On définit alors peu à peu six lecteurs, en vérité six postures de lecteurs :

  • le lecteur de fiction capable de cerner les personnages, les relations entre les personnages, le cadre spatio-temporel, l’action du récit, l’action hypothétique dans la suite du récit ;
  • le lecteur empathique capable de se mettre à la place des personnages et donc d’analyser sentiments, sensations et pensées de celui-ci ;
  • le lecteur esthète capable d’apprécier le texte, de se fasciner, de tomber en émoi pour un passage ;
  • le lecteur littéraire ou cultivé pour lequel le texte fait écho à d’autres lectures ou à des connaissances sur des écrivains, des mouvements ;
  • le lecteur linguiste capable de s’attacher à un fait de langue dans le texte et de l’analyser ;
  • le lecteur philosophe capable de voir dans le texte un message argumentatif ou une réflexion sur l’homme, la société, le monde avec un repérage de thèmes, de thèses, d’arguments…

    Fin de la séance
    Chacun est ravi d’apprendre quel lecteur il a été. Très vite, les élèves analysent même par avance quel lecteur ils ont été sur le texte donné et prennent conscience des autres chemins qu’ils auraient pu emprunter.
    À la fin de la séance, les élèves repartent avec une photographie (glissée sur l’espace numérique de travail de l’établissement) des six lecteurs et de leur travail collaboratif sur le texte. L’objectif de la séance n’étant pas d’aboutir à une interprétation approfondie mais bien de comprendre comment interpréter, demande est faite aux élèves de mettre sous forme de carte mentale les postures du lecteur interprète, les logos étant fournis par l’enseignant, puisque voués à être réemployés par la suite dans ses cours.

Carte heuristique réalisée par Louise - 3ème

A l’issue de la séance, les élèves déclinent les postures sous forme de carte mentale.

NB : Lors d’une séance précédente le terme « interpréter » a été défini et délimité.


Perspectives

Cette explicitation des postures de lecteurs ne peut en rester là pour être réellement efficace. Le professeur durant l’année a à coeur de prendre le temps de ce recul sur les gestes de lecteur. Il construit aussi ses premiers devoirs ou ses corrections en mettant en lumière ces postures pour lancer les élèves autant que pour remédier. On peut même se livrer à un travail d’analyse de questions avec ce spectre, par exemple.
Au lycée, les postures de lecteurs et leur explicitation peuvent facilement être reprises (renommées aussi) pour conduire les élèves vers l’autonomie notamment dans la construction des commentaires littéraires. Au-delà, mettre à jour ces postures de lecteur permet à l’enseignant de réfléchir à l’entrée la plus pertinente dans les textes.
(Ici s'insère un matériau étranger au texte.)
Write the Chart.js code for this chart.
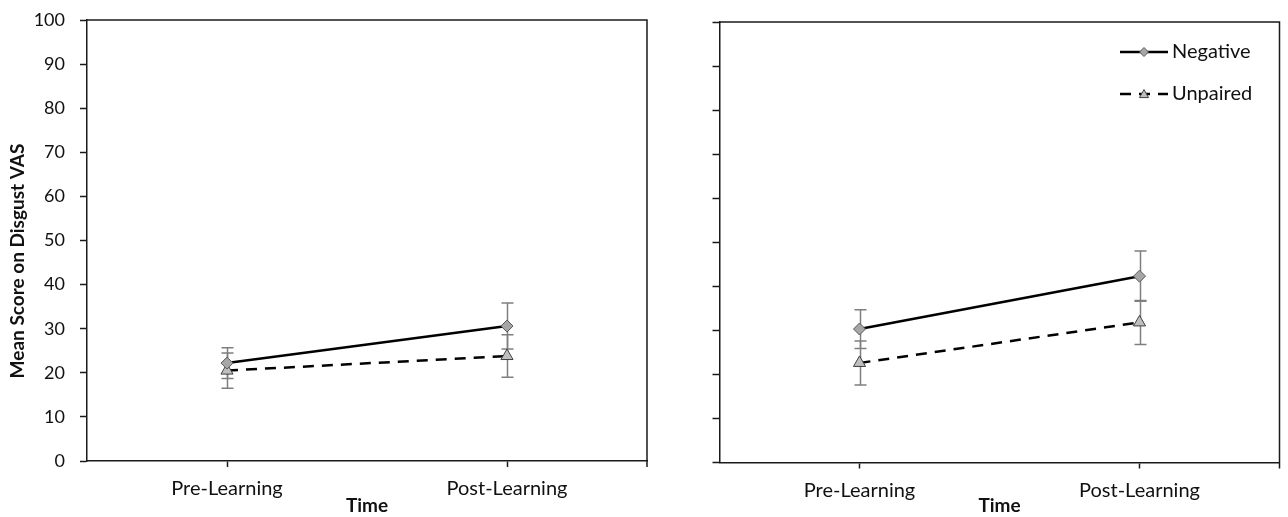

L’enseignant aura alors tendance à élire la posture la plus propice à la discussion et invitera ensuite les élèves à passer d’un lecteur à l’autre.
La place de l’enseignant s’en voit considérablement modifiée puisqu’il place l’élève dans un « faire » : il analyse l’action des élèves, les relance, les oriente, les fait réfléchir, reformuler, justifier.